Retype exactly the lines from the line containing "What TikZ code" through the line containing "(two) at (723,334)", both included, and nothing more; skip the pictures.

◆ DATA EXTRACT
##########

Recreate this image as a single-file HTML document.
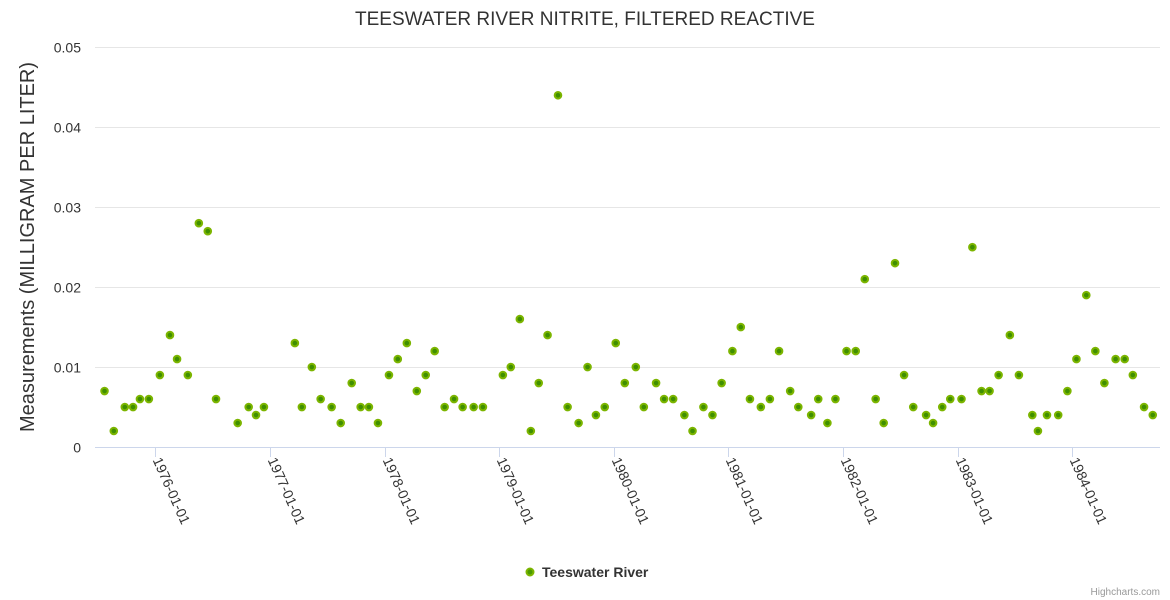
<!DOCTYPE html>
<html><head><meta charset="utf-8"><style>
html,body{margin:0;padding:0;background:#fff;}
svg{display:block;font-family:"Liberation Sans",sans-serif;}
</style></head><body>
<svg id="chart" width="1170" height="600" xmlns="http://www.w3.org/2000/svg">
<rect width="1170" height="600" fill="#fff"/>
<text x="585" y="25" text-anchor="middle" font-size="19" fill="#333">TEESWATER RIVER NITRITE, FILTERED REACTIVE</text>
<text transform="translate(34,247) rotate(-90)" text-anchor="middle" font-size="20" fill="#333">Measurements (MILLIGRAM PER LITER)</text>
<g id="grid"></g><g id="xaxis"></g><g id="pts"></g>
<g>
<circle cx="530" cy="572" r="3.5" fill="#4a9a00" stroke="#7cb500" stroke-width="2"/>
<text x="542" y="577" font-size="14" font-weight="bold" fill="#333">Teeswater River</text>
</g>
<text x="1160" y="595" text-anchor="end" font-size="10" fill="#999">Highcharts.com</text>
</svg>
<script>
const dates=[1975.556,1975.637,1975.733,1975.805,1975.865,1975.943,1976.039,1976.127,1976.189,1976.283,1976.379,1976.457,1976.529,1976.718,1976.814,1976.878,1976.947,1977.217,1977.278,1977.365,1977.442,1977.538,1977.617,1977.713,1977.791,1977.863,1977.942,1978.038,1978.115,1978.194,1978.281,1978.359,1978.437,1978.524,1978.606,1978.681,1978.777,1978.858,1979.032,1979.101,1979.180,1979.276,1979.345,1979.422,1979.513,1979.597,1979.693,1979.771,1979.844,1979.921,1980.017,1980.096,1980.192,1980.262,1980.369,1980.439,1980.518,1980.616,1980.687,1980.782,1980.861,1980.941,1981.035,1981.108,1981.188,1981.283,1981.362,1981.442,1981.539,1981.610,1981.722,1981.784,1981.864,1981.934,1982.031,1982.111,1982.190,1982.285,1982.355,1982.454,1982.533,1982.613,1982.725,1982.786,1982.866,1982.936,1983.034,1983.129,1983.209,1983.279,1983.358,1983.456,1983.535,1983.652,1983.701,1983.780,1983.878,1983.958,1984.037,1984.123,1984.202,1984.281,1984.379,1984.458,1984.529,1984.627,1984.703];
const values=[0.007,0.002,0.005,0.005,0.006,0.006,0.009,0.014,0.011,0.009,0.028,0.027,0.006,0.003,0.005,0.004,0.005,0.013,0.005,0.010,0.006,0.005,0.003,0.008,0.005,0.005,0.003,0.009,0.011,0.013,0.007,0.009,0.012,0.005,0.006,0.005,0.005,0.005,0.009,0.010,0.016,0.002,0.008,0.014,0.044,0.005,0.003,0.010,0.004,0.005,0.013,0.008,0.010,0.005,0.008,0.006,0.006,0.004,0.002,0.005,0.004,0.008,0.012,0.015,0.006,0.005,0.006,0.012,0.007,0.005,0.004,0.006,0.003,0.006,0.012,0.012,0.021,0.006,0.003,0.023,0.009,0.005,0.004,0.003,0.005,0.006,0.006,0.025,0.007,0.007,0.009,0.014,0.009,0.004,0.002,0.004,0.004,0.007,0.011,0.019,0.012,0.008,0.011,0.011,0.009,0.005,0.004];
const yTicks=[0,0.01,0.02,0.03,0.04,0.05];
const yTickLabels=["0","0.01","0.02","0.03","0.04","0.05"];
const xTicks=[1976,1977,1978,1979,1980,1981,1982,1983,1984];
const xTickLabels=["1976-01-01","1977-01-01","1978-01-01","1979-01-01","1980-01-01","1981-01-01","1982-01-01","1983-01-01","1984-01-01"];
const L=95,R=1160,T=47.3,B=447;
const xMin=1976-(155.4-L)/114.6, xMax=1976+(R-155.4)/114.6;
const xs=v=>L+(v-xMin)/(xMax-xMin)*(R-L);
const ys=v=>B-(v/0.05)*(B-T);
const NS="http://www.w3.org/2000/svg";
function mk(tag,attrs,parent){const e=document.createElementNS(NS,tag);for(const k in attrs)e.setAttribute(k,attrs[k]);parent.appendChild(e);return e;}
const grid=document.getElementById('grid');
yTicks.forEach((t,i)=>{
  const y=Math.round(ys(t))+0.5;
  if(t>0){const g=mk('line',{x1:L,x2:R,y1:y,y2:y,stroke:'#e6e6e6','stroke-width':1},grid);
  
  }
  const tx=mk('text',{x:81,y:y+5,'text-anchor':'end','font-size':14,fill:'#333'},grid);
  tx.textContent=yTickLabels[i];
  
  
});
const xa=document.getElementById('xaxis');
const al=mk('line',{x1:L,x2:R,y1:B+0.5,y2:B+0.5,stroke:'#ccd6eb','stroke-width':1},xa);


xTicks.forEach((t,i)=>{
  const x=Math.round(xs(t))+0.5;
  const tk=mk('line',{x1:x,x2:x,y1:B,y2:B+10,stroke:'#ccd6eb'},xa);
  
  
  const tx=mk('text',{x:x-3,y:B+13,'font-size':14,fill:'#333',transform:`rotate(66 ${x-3} ${B+13})`},xa);
  tx.textContent=xTickLabels[i];
  
  
});
const pts=document.getElementById('pts');
dates.forEach((d,i)=>{
  const c=mk('circle',{cx:xs(d),cy:ys(values[i]),r:3.3,fill:'#3f8f00',stroke:'#7cb500','stroke-width':2},pts);
  
  
});
</script>
</body></html>
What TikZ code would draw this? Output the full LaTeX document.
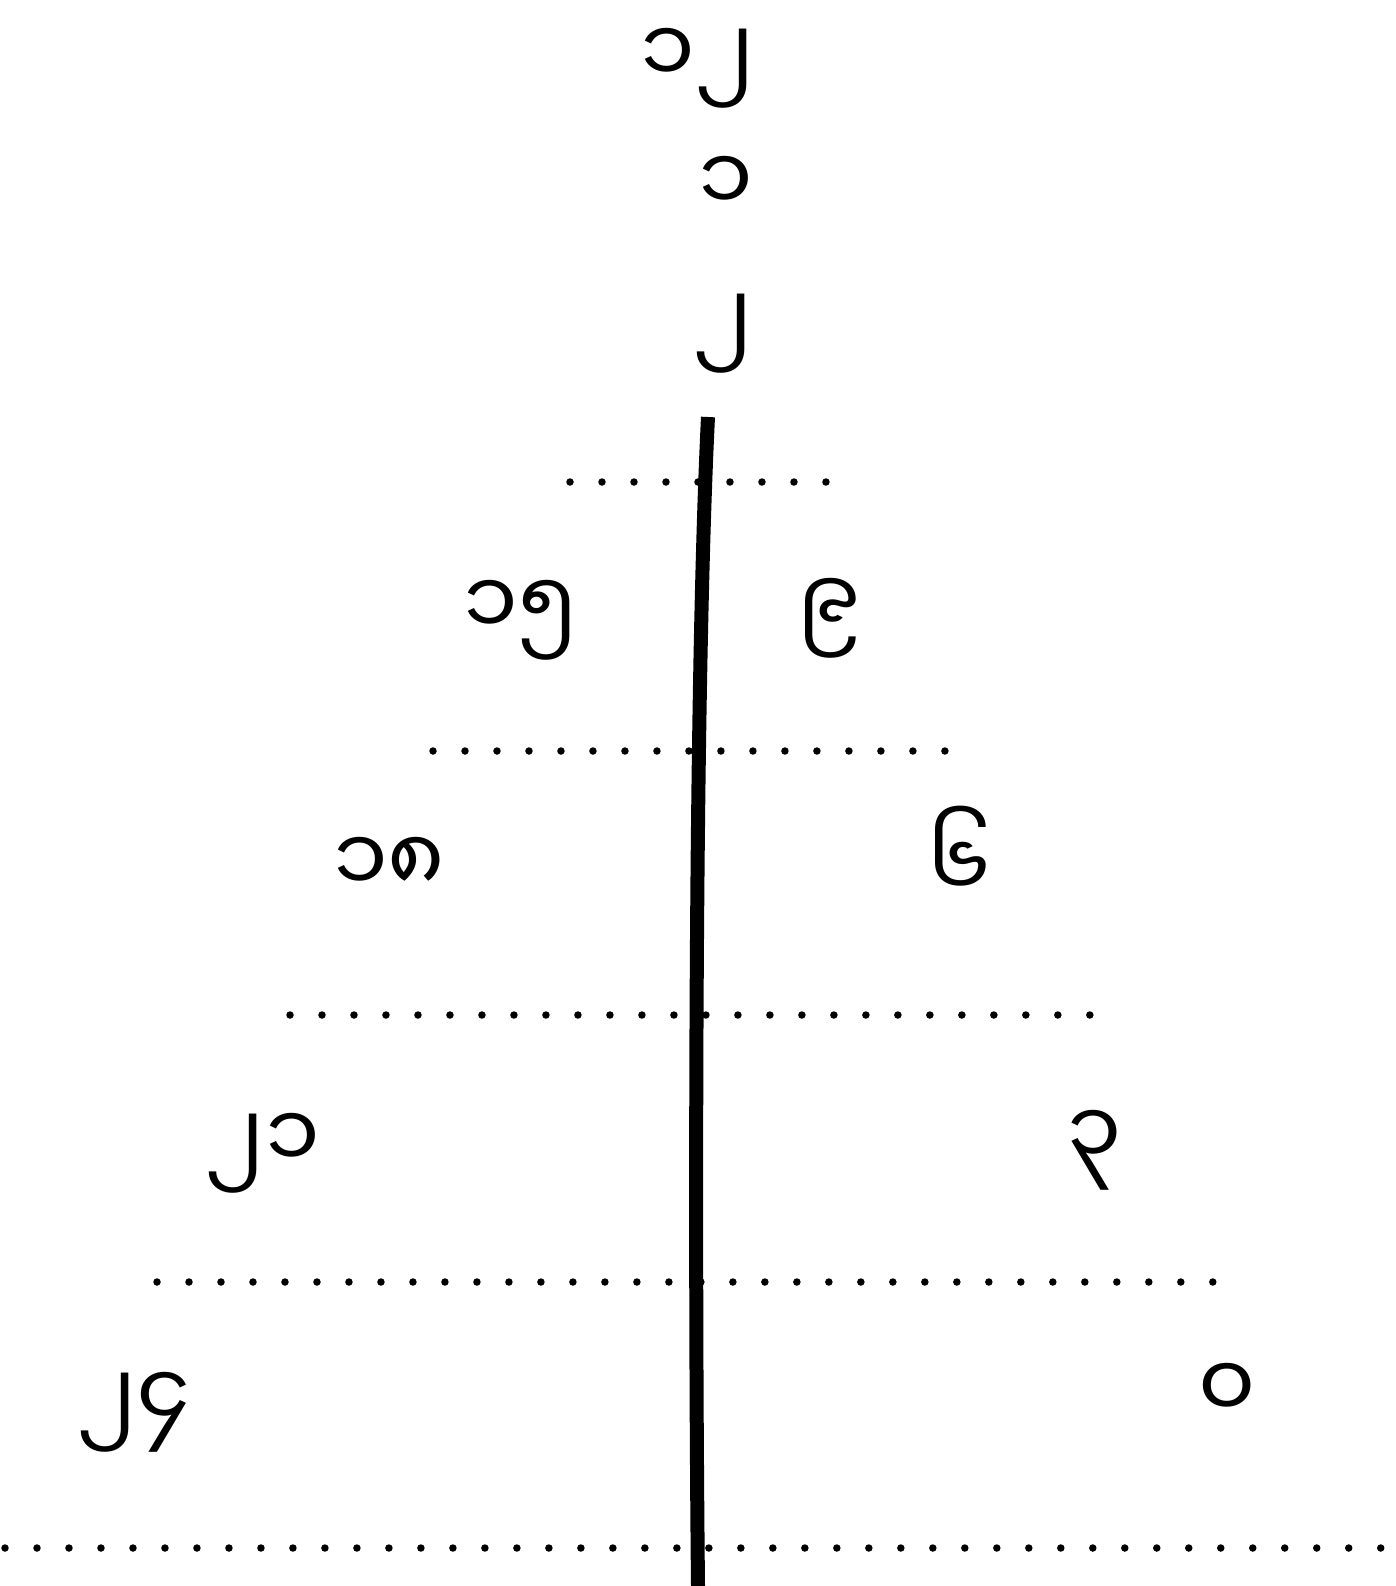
\documentclass[tikz,border=0pt]{standalone}
\usepackage{fontspec}
\newfontfamily\mymr[Script=Myanmar]{Noto Sans Myanmar UI}

\begin{document}
\begin{tikzpicture}[x=0.02cm,y=-0.02cm,
    num/.style={font=\mymr\fontsize{50}{50}\selectfont, inner sep=0pt},
    dotrow/.style={line width=0.15cm, line cap=round, dash pattern=on 0pt off 0.64cm}]
        \useasboundingbox (0,0) rectangle (1396,1586);

        % Numbers at the top
        \node[num] (top) at (698,68) {၁၂};
        \node[num] (one) at (726,184) {၁};
        \node[num] (two) at (723,334) {၂};

        % Left and right columns
        \node[num] (l15) at (521,620) {၁၅};
        \node[num] (r9)  at (829,618) {၉};
        \node[num] (l18) at (389,865) {၁၈};
        \node[num] (r6)  at (959,852) {၆};
        \node[num] (l21) at (263,1153) {၂၁};
        \node[num] (r3)  at (1095,1150) {၃};
        \node[num] (l24) at (134,1412) {၂၄};
        \node[num] (r0)  at (1227,1391) {၀};

        % Dotted rows
        \foreach \y/\xa/\xb in {482/570/834, 751/433/963, 1015/290/1102, 1282/157/1239, 1548/5/1386} {
            \draw[dotrow] (\xa,\y) -- (\xb,\y);
        }

        % Trunk
        \draw[line width=0.28cm] (708,417) .. controls (694,700) and (695,1300) .. (698,1586);
\end{tikzpicture}
\end{document}
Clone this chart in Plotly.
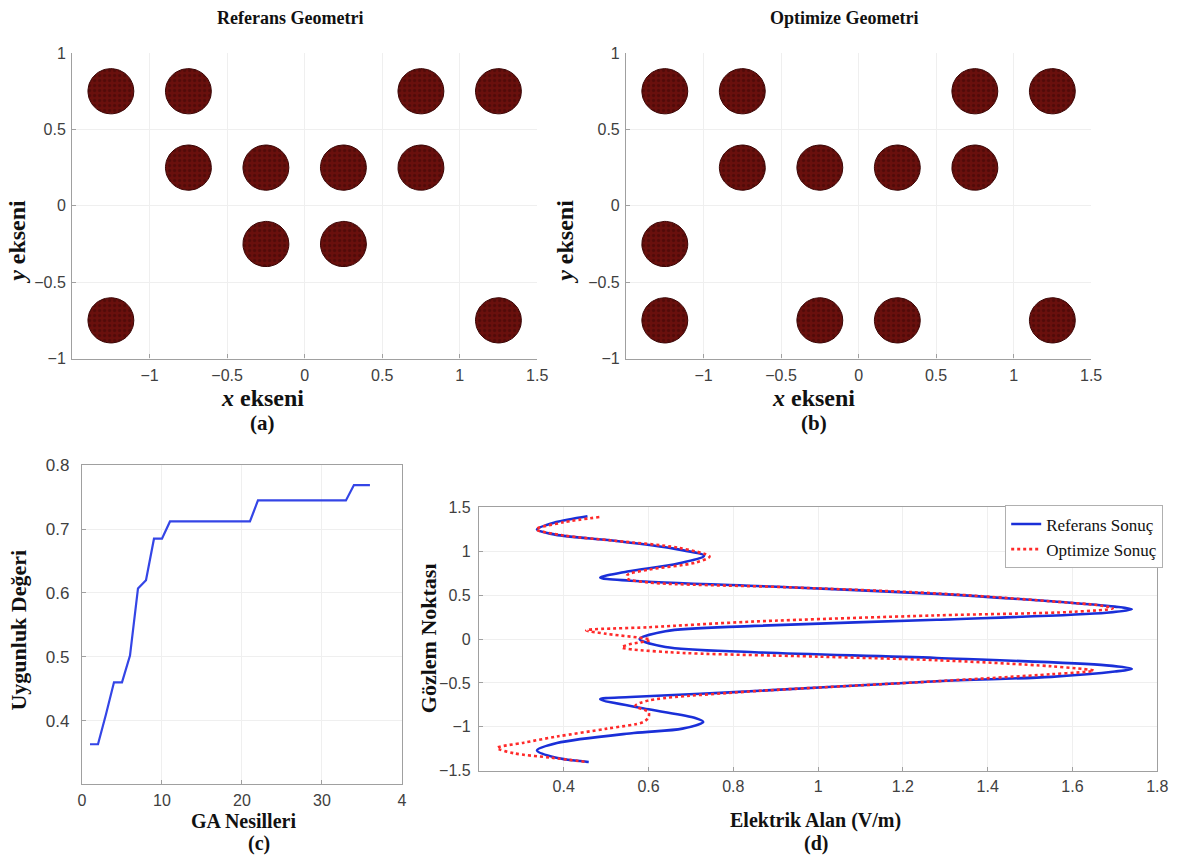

##########

◆ CORRECT RESULT
What TikZ code would draw this? Output the full LaTeX document.
\documentclass[tikz,border=0pt]{standalone}
\usepackage{fontspec}
\newfontfamily\mymr[Script=Myanmar]{Noto Sans Myanmar UI}

\begin{document}
\begin{tikzpicture}[x=0.02cm,y=-0.02cm,
    num/.style={font=\mymr\fontsize{50}{50}\selectfont, inner sep=0pt},
    dotrow/.style={line width=0.15cm, line cap=round, dash pattern=on 0pt off 0.64cm}]
        \useasboundingbox (0,0) rectangle (1396,1586);

        % Numbers at the top
        \node[num] (top) at (698,68) {၁၂};
        \node[num] (one) at (726,184) {၁};
        \node[num] (two) at (723,334) {၂};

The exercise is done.